>> START

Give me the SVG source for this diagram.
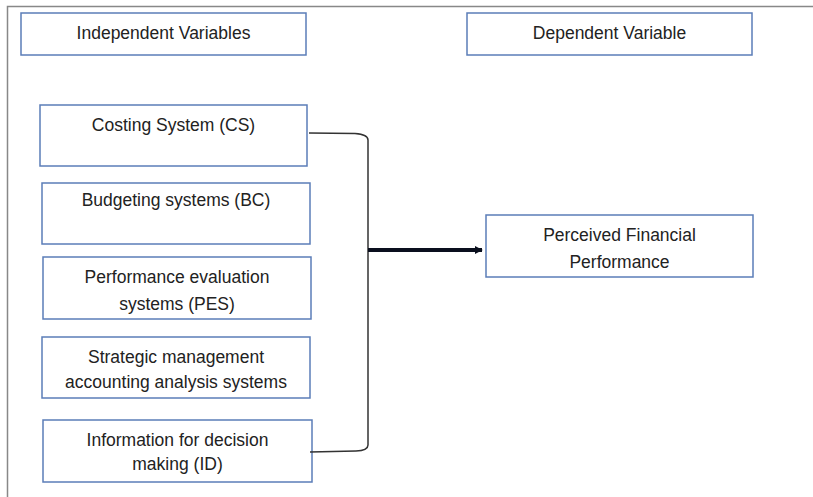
<svg xmlns="http://www.w3.org/2000/svg" width="813" height="497" viewBox="0 0 813 497">
<defs>
<style>
.box{fill:#fff;stroke:#5b7db8;stroke-width:1.5}
.t{font-family:"Liberation Sans",Arial,sans-serif;font-size:17.5px;fill:#222;text-anchor:middle}
.frame{fill:none;stroke:#888;stroke-width:1.5}
.brace{fill:none;stroke:#333;stroke-width:1.5}
.arrow{fill:none;stroke:#0a0f1e;stroke-width:4}
</style>
<marker id="ah" viewBox="0 0 10 10" refX="9" refY="5" markerWidth="2" markerHeight="2.4" orient="auto" markerUnits="strokeWidth">
<path d="M0,0 L10,5 L0,10 z" fill="#0a0f1e"/>
</marker>
</defs>
<rect width="813" height="497" fill="#fff"/>
<path class="frame" d="M7.5,497 V6.5 H813"/>
<g id="independent-header"><rect class="box" x="21" y="13" width="285" height="42"/><text class="t" x="163.5" y="39">Independent Variables</text></g>
<g id="dependent-header"><rect class="box" x="467" y="13" width="285" height="42"/><text class="t" x="609.5" y="39">Dependent Variable</text></g>
<g id="cs"><rect class="box" x="40" y="105" width="267" height="61"/><text class="t" x="173.5" y="131">Costing System (CS)</text></g>
<g id="bc"><rect class="box" x="42" y="183" width="268" height="61"/><text class="t" x="176" y="206">Budgeting systems (BC)</text></g>
<g id="pes"><rect class="box" x="43" y="257" width="268" height="62"/><text class="t" x="177" y="283">Performance evaluation</text><text class="t" x="177" y="310">systems (PES)</text></g>
<g id="smaas"><rect class="box" x="42" y="337" width="268" height="61"/><text class="t" x="176" y="363">Strategic management</text><text class="t" x="176" y="388">accounting analysis systems</text></g>
<g id="id"><rect class="box" x="43" y="420" width="269" height="62"/><text class="t" x="177.5" y="446">Information for decision</text><text class="t" x="177.5" y="470">making (ID)</text></g>
<g id="pfp"><rect class="box" x="486" y="215" width="267" height="62"/><text class="t" x="619.5" y="241">Perceived Financial</text><text class="t" x="619.5" y="268">Performance</text></g>
<g id="connectors">
<path class="brace" d="M309,133 L355,133.5 Q368,134.5 368,140 L368,445 Q368,450.5 356,451 L310,452"/>
<path class="arrow" d="M368,250 L482,250" marker-end="url(#ah)"/>
</g>
</svg>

>> END

Given request → Leave out the pictures and output the rest of the material exactly as written.

Solution to this task →
Give me the SVG source for this diagram.
<svg xmlns="http://www.w3.org/2000/svg" width="813" height="497" viewBox="0 0 813 497">
<defs>
<style>
.box{fill:#fff;stroke:#5b7db8;stroke-width:1.5}
.t{font-family:"Liberation Sans",Arial,sans-serif;font-size:17.5px;fill:#222;text-anchor:middle}
.frame{fill:none;stroke:#888;stroke-width:1.5}
.brace{fill:none;stroke:#333;stroke-width:1.5}
.arrow{fill:none;stroke:#0a0f1e;stroke-width:4}
</style>
<marker id="ah" viewBox="0 0 10 10" refX="9" refY="5" markerWidth="2" markerHeight="2.4" orient="auto" markerUnits="strokeWidth">
<path d="M0,0 L10,5 L0,10 z" fill="#0a0f1e"/>
</marker>
</defs>
<rect width="813" height="497" fill="#fff"/>
<path class="frame" d="M7.5,497 V6.5 H813"/>
<g id="independent-header"><rect class="box" x="21" y="13" width="285" height="42"/><text class="t" x="163.5" y="39">Independent Variables</text></g>
<g id="dependent-header"><rect class="box" x="467" y="13" width="285" height="42"/><text class="t" x="609.5" y="39">Dependent Variable</text></g>
<g id="cs"><rect class="box" x="40" y="105" width="267" height="61"/><text class="t" x="173.5" y="131">Costing System (CS)</text></g>
<g id="bc"><rect class="box" x="42" y="183" width="268" height="61"/><text class="t" x="176" y="206">Budgeting systems (BC)</text></g>
<g id="pes"><rect class="box" x="43" y="257" width="268" height="62"/><text class="t" x="177" y="283">Performance evaluation</text><text class="t" x="177" y="310">systems (PES)</text></g>
<g id="smaas"><rect class="box" x="42" y="337" width="268" height="61"/><text class="t" x="176" y="363">Strategic management</text><text class="t" x="176" y="388">accounting analysis systems</text></g>
<g id="id"><rect class="box" x="43" y="420" width="269" height="62"/><text class="t" x="177.5" y="446">Information for decision</text><text class="t" x="177.5" y="470">making (ID)</text></g>
<g id="pfp"><rect class="box" x="486" y="215" width="267" height="62"/><text class="t" x="619.5" y="241">Perceived Financial</text><text class="t" x="619.5" y="268">Performance</text></g>
<g id="connectors">
<path class="brace" d="M309,133 L355,133.5 Q368,134.5 368,140 L368,445 Q368,450.5 356,451 L310,452"/>
<path class="arrow" d="M368,250 L482,250" marker-end="url(#ah)"/>
</g>
</svg>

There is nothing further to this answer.